◆報知新聞社後援 第74回全日本大学野球選手権▽決勝 東北福祉大8―1福井工大(15日・神宮)

 決勝が行われ、東北福祉大(仙台六大学)が福井工大(北陸大学)に15安打8得点で大勝し、7年ぶり4度目の優勝を決めた。3番の佐藤悠太外野手(3年)が適時三塁打を含む3安打でMVPを獲得。

準決勝の青学大戦から2日連続で先発し、1失点で完投した最速151キロの今秋ドラフト候補右腕・桜井頼之介(4年)が最優秀投手賞に輝いた。5試合計59安打はチーム大会最多安打の新記録。佐々木主浩(元横浜)、金本知憲(元阪神)ら多くのプロを輩出した東北の強豪が再び日本一となった。
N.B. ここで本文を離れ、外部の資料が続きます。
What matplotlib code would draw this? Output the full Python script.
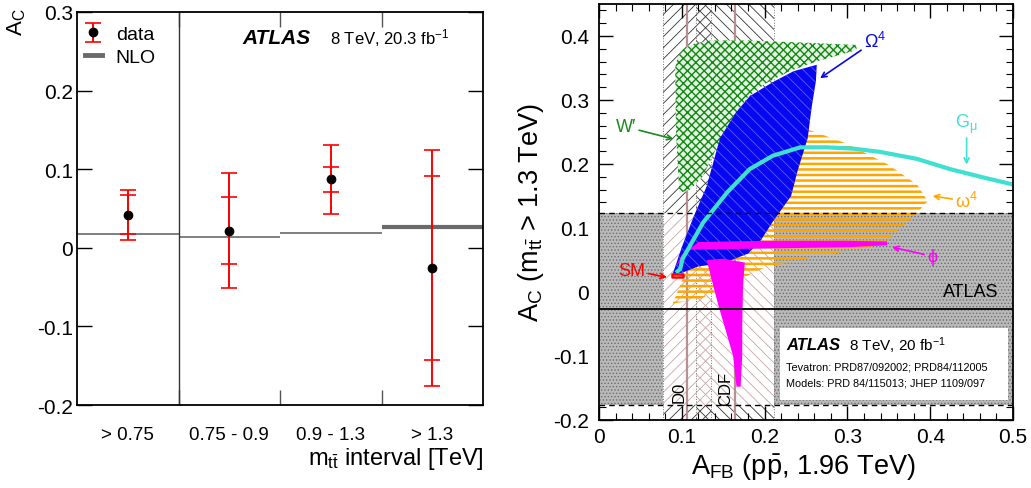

 6月の神宮に、季節外れの桜が咲いた。東北福祉大のエース・桜井頼は準決勝、決勝と2日連続の先発で、7安打1失点完投。優勝インタビューでは仲間への感謝を口にした。「疲労がたまってしんどい投球になったが、応援やベンチのみんなが声をかけてくれて、何とか投げ切れた」。魂の118球で最後のマウンドに君臨した。

 疲れもある中、変化球主体で勝負した。「役割はチームを勝たせること」。冬場のランニングで鍛えた下半身が支えてくれた。疲労回復には「果物を多く食べたり、オレンジジュースをいっぱい飲んだりと」。
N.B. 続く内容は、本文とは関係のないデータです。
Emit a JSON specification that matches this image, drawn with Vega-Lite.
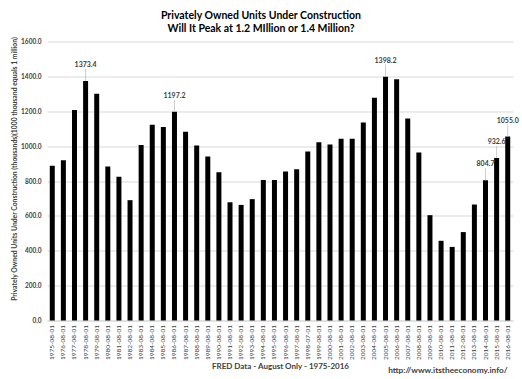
{
  "$schema": "https://vega.github.io/schema/vega-lite/v6.json",
  "width": 466,
  "height": 279,
  "autosize": {"type": "none"},
  "padding": {"left": 47, "top": 41.5, "right": 9, "bottom": 58.5},
  "background": "white",
  "title": {
    "text": ["Privately Owned Units Under Construction", "Will It Peak at 1.2 MIllion or 1.4 Million?"],
    "font": "Lato",
    "fontSize": 10.5,
    "fontWeight": "bold",
    "color": "#000000",
    "anchor": "middle",
    "dx": -19,
    "offset": 2,
    "lineHeight": 12.5
  },
  "data": {
    "values": [
      {"date": "1975-08-01", "value": 888},
      {"date": "1976-08-01", "value": 919},
      {"date": "1977-08-01", "value": 1207},
      {"date": "1978-08-01", "value": 1373.4, "label": "1373.4"},
      {"date": "1979-08-01", "value": 1301},
      {"date": "1980-08-01", "value": 883},
      {"date": "1981-08-01", "value": 825},
      {"date": "1982-08-01", "value": 690},
      {"date": "1983-08-01", "value": 1007},
      {"date": "1984-08-01", "value": 1123},
      {"date": "1985-08-01", "value": 1110},
      {"date": "1986-08-01", "value": 1197.2, "label": "1197.2"},
      {"date": "1987-08-01", "value": 1083},
      {"date": "1988-08-01", "value": 1003},
      {"date": "1989-08-01", "value": 940},
      {"date": "1990-08-01", "value": 850},
      {"date": "1991-08-01", "value": 678},
      {"date": "1992-08-01", "value": 663},
      {"date": "1993-08-01", "value": 696},
      {"date": "1994-08-01", "value": 806},
      {"date": "1995-08-01", "value": 806},
      {"date": "1996-08-01", "value": 854},
      {"date": "1997-08-01", "value": 868},
      {"date": "1998-07-01", "value": 969},
      {"date": "1999-08-01", "value": 1022},
      {"date": "2000-08-01", "value": 1009},
      {"date": "2001-08-01", "value": 1043},
      {"date": "2002-08-01", "value": 1043},
      {"date": "2003-08-01", "value": 1135},
      {"date": "2004-08-01", "value": 1278},
      {"date": "2005-08-01", "value": 1398.2, "label": "1398.2"},
      {"date": "2006-08-01", "value": 1383},
      {"date": "2007-08-01", "value": 1158},
      {"date": "2008-08-01", "value": 963},
      {"date": "2009-08-01", "value": 604},
      {"date": "2010-08-01", "value": 457},
      {"date": "2011-08-01", "value": 422},
      {"date": "2012-08-01", "value": 507},
      {"date": "2013-08-01", "value": 665},
      {"date": "2014-08-01", "value": 804.7, "label": "804.7"},
      {"date": "2015-08-01", "value": 932.6, "label": "932.6"},
      {"date": "2016-08-01", "value": 1055.0, "label": "1055.0"}
    ]
  },
  "encoding": {
    "x": {
      "field": "date",
      "type": "nominal",
      "sort": null,
      "scale": {"paddingInner": 0.55, "paddingOuter": 0.25},
      "axis": {
        "title": "FRED Data - August Only - 1975-2016",
        "titleFont": "Lato",
        "titleFontSize": 8,
        "titleFontWeight": "bold",
        "titleColor": "#404040",
        "titlePadding": 3,
        "labelAngle": -90,
        "labelFont": "Lato",
        "labelFontSize": 6.5,
        "labelColor": "#404040",
        "labelPadding": 4,
        "ticks": false,
        "domain": true,
        "domainColor": "#d9d9d9",
        "grid": false
      }
    },
    "y": {
      "field": "value",
      "type": "quantitative",
      "scale": {"domain": [0, 1600], "nice": false},
      "axis": {
        "values": [0, 200, 400, 600, 800, 1000, 1200, 1400, 1600],
        "format": ".1f",
        "title": "Privately Owned Units Under Construction (thousands)(1000 thousand equals 1 million)",
        "titleFont": "Lato",
        "titleFontSize": 6.8,
        "titleFontWeight": "bold",
        "titleColor": "#404040",
        "titleY": 127,
        "titlePadding": 3,
        "labelFont": "Lato",
        "labelFontSize": 6.5,
        "labelFontWeight": "bold",
        "labelColor": "#404040",
        "labelPadding": 6,
        "ticks": false,
        "domain": false,
        "grid": true,
        "gridColor": "#d9d9d9",
        "gridWidth": 1
      }
    }
  },
  "layer": [
    {
      "mark": {"type": "bar", "color": "#000000"}
    },
    {
      "transform": [{"filter": "datum.label"}],
      "mark": {"type": "rule", "color": "#bfbfbf", "strokeWidth": 0.8, "y2Offset": -12},
      "encoding": {
        "y2": {"field": "value"}
      }
    },
    {
      "transform": [{"filter": "datum.label"}],
      "mark": {"type": "text", "font": "Lato", "fontSize": 7, "fontWeight": "bold", "color": "#404040", "baseline": "bottom", "dy": -13},
      "encoding": {
        "text": {"field": "label"}
      }
    },
    {
      "data": {"values": [{"date": "2016-08-01", "zero": 0, "t": "http://www.itstheeconomy.info/"}]},
      "mark": {"type": "text", "font": "Lato", "fontSize": 8.3, "fontWeight": "bold", "color": "#404040", "align": "right", "baseline": "middle", "dy": 50, "clip": false},
      "encoding": {
        "x": {"field": "date", "type": "nominal", "sort": null},
        "y": {"field": "zero", "type": "quantitative"},
        "text": {"field": "t"}
      }
    }
  ],
  "config": {
    "view": {"stroke": null},
    "font": "Lato"
  }
}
直球は9回にも150キロを計測。スタミナは無尽蔵だった。

 昨年のリーグ戦は仙台大が春秋連覇。「モチベーションは仙台大に勝つというだけでした。去年までは個々の能力がすごく高いチームだったが、チームワークや団結力が少し欠けていた」。今年は「全員で勝つ」を目標に掲げ、思いを背負って力投した。進路は「プロ一本」。173センチの“小さな巨人”は「名前の通り、頼られる選手になっていきたい」。頼もしい表情で、さらなる飛躍を誓った。(加藤 弘士)

 ◆桜井 頼之介(さくらい・よりのすけ)2003年7月21日、兵庫・尼崎市生まれ。21歳。難波小1年から難波ホークスで遊撃手。

尼崎中央中時代は尼崎ボーイズで遊撃手。愛媛・聖カタリナ学園では三塁手兼投手で1年秋からベンチ入り。2年秋に本格的に投手転向し、四国大会準V。3年春にセンバツ出場。3年夏は県準V。50メートル走6秒2。遠投120メートル。好きな言葉は「努力に勝る天才はなし」。173センチ、66キロ。右投右打。